Jesus começa então a curar os doentes ali presentes e põe bons alguns deles mas é como se não tivesse feito nada porque o milagre só acontece quando a testemunha passa da incredulidade à fé. Aqui, ao contrário, permaneceram todos incrédulos e, por isso, Marcos diz: “não podia ali fazer qualquer milagre” (dýnamis). Jesus ficou impotente, não podia agir com o seu poder, não podia sequer fazer o bem porque os presentes não tinham fé n'Ele. O que tinha Ele de mal? No que diz respeito aos “seus”, caminhava demasiado à frente, tinha a parrhesía, a coragem de dizer aquilo que os outros não diziam, ousava pensar o que os outros não pensavam e, no entanto, permanecia humano, tão humano.

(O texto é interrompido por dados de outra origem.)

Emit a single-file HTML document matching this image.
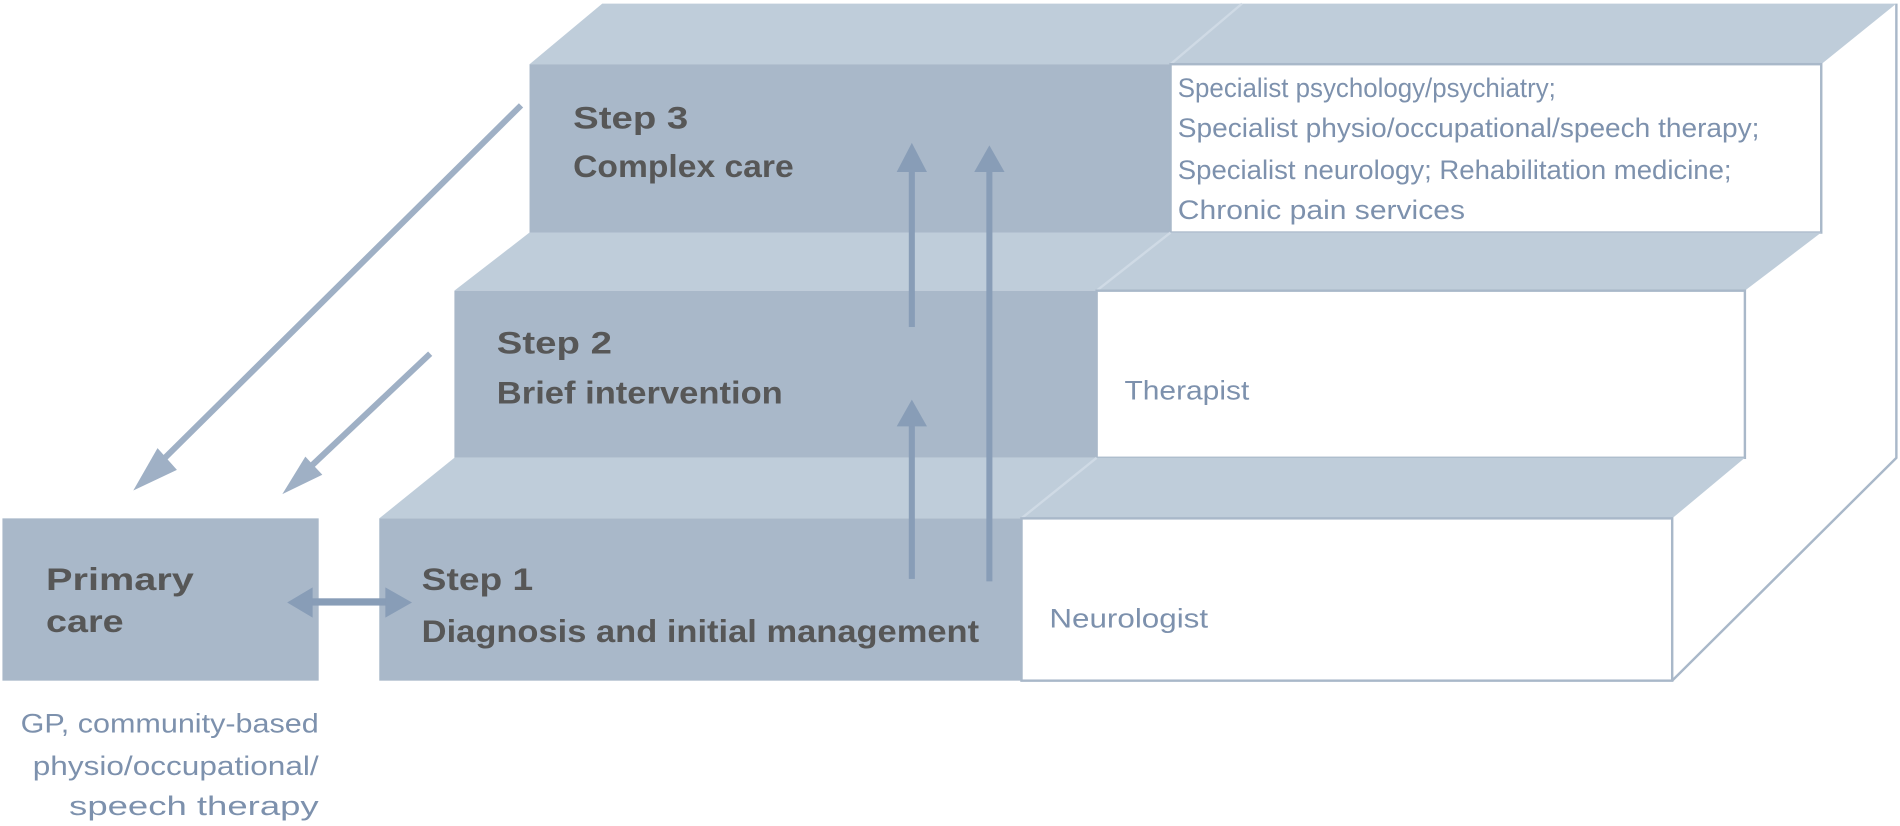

Eis o que espera todo aquele que recebeu um dom de Deus, mesmo que seja apenas uma migalha de profecia: torna-se insuportável, e portanto é melhor não ter fé nele… Jesus “estava admirado com a falta de fé daquela gente (apistía)”, e, contudo, não desiste: prossegue a sua missão noutros lugares, pregando sempre e fazendo o bem. Mas sem receber fé-confiança, Jesus não consegue nem converter nem curar.